I tried to imagine such peace and couldn’t do so without strong suspicions that such an existence was against God’s will.
And yet… What I was reading about IBLP’s take on the Bible being wrong was so relieving. You’re telling me that maybe I can go to Heaven AND enjoy a peaceful life on earth in the meantime? You’re telling me that God wants me to be happy? It seemed too good to be true. Actually, it took years to really believe that God wanted me to be happy, but I took the plunge anyway.

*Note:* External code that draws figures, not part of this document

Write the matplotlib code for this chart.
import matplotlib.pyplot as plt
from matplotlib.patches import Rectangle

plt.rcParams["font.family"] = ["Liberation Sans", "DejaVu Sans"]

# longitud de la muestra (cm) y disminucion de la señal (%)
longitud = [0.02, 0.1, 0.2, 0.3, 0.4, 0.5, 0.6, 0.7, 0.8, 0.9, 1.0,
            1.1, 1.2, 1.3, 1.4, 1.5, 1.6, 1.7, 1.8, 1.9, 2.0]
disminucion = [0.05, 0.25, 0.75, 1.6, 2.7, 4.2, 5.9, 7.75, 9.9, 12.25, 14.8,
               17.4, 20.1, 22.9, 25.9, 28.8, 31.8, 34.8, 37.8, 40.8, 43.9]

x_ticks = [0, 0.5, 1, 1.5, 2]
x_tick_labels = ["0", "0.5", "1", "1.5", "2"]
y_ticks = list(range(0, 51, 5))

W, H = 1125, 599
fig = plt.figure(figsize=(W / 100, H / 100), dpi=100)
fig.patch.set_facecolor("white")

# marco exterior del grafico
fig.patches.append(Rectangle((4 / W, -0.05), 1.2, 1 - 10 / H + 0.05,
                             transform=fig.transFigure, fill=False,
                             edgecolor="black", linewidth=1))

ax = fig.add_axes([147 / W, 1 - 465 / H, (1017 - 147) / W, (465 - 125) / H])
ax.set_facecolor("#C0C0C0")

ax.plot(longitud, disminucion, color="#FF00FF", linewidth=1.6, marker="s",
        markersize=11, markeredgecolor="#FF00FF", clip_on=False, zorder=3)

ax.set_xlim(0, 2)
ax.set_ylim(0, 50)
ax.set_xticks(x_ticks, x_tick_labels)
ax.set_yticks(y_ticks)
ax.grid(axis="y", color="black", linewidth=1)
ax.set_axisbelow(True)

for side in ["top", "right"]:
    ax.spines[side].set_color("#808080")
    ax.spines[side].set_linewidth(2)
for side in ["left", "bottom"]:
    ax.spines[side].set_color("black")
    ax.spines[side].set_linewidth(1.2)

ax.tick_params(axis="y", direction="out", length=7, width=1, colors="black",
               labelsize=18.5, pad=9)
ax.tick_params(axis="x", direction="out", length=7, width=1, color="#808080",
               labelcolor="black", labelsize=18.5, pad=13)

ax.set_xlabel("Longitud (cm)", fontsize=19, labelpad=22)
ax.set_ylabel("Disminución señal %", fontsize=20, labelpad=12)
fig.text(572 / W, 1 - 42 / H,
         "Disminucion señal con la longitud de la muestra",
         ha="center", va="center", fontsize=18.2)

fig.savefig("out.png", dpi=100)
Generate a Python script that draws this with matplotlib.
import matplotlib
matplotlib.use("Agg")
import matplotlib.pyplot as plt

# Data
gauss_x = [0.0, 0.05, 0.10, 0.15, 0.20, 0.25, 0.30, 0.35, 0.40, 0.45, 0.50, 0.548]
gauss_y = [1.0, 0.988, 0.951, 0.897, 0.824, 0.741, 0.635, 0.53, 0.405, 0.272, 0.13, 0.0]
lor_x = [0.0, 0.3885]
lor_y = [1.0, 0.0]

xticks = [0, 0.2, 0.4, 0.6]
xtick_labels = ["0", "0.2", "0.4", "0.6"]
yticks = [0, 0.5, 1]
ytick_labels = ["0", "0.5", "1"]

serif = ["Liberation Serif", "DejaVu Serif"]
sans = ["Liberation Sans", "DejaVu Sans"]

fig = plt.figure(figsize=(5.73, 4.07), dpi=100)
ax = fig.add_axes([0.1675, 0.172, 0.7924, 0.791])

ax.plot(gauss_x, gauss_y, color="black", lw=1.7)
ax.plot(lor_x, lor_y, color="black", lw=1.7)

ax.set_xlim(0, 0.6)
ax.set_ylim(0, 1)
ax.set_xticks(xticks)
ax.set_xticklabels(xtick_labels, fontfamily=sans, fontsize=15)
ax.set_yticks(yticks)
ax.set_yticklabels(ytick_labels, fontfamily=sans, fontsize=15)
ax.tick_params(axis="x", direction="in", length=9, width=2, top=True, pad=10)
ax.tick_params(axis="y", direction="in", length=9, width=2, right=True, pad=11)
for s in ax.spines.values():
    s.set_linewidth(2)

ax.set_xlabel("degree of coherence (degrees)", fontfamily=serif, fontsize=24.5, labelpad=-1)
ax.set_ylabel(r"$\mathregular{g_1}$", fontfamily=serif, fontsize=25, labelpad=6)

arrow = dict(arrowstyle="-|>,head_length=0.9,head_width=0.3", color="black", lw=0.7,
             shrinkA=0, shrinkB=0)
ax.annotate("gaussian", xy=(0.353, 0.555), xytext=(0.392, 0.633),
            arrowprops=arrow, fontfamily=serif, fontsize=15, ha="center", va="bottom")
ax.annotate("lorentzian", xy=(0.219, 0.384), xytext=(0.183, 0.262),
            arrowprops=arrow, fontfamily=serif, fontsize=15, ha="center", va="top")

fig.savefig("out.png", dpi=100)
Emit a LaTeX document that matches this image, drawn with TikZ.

I left the cult. That is to say, I left it in my heart, and began to unpack my beliefs and slowly, painstakingly replace them with new ones. Once I graduated high school later that year, I told my parents that I didn’t want to be involved anymore, and was surprised and relieved when they didn’t disown me. I don’t mean to make it sound easy–it wasn’t. It was painful and isolating and I’m still rewiring my brain ten years later. Being steeped in a cult for so long gets into the cracks of your very core, and I know that it will impact me for the rest of my life.
But! I’m also okay. I’m happy. I live a good life, married to a good partner. I’ve gotten more education and have a great career and good friends. I’m still connected with my family, and I am working on growing my chosen family too.
If my story sounds like yours, I just want you to know that there is hope. Don’t give up, and don’t choose the path of least resistance and stay where you are. Get out! Seriously, GET OUT.
There is so much world out here and it’s beautiful. It will be very hard, but it’s worth it. I promise.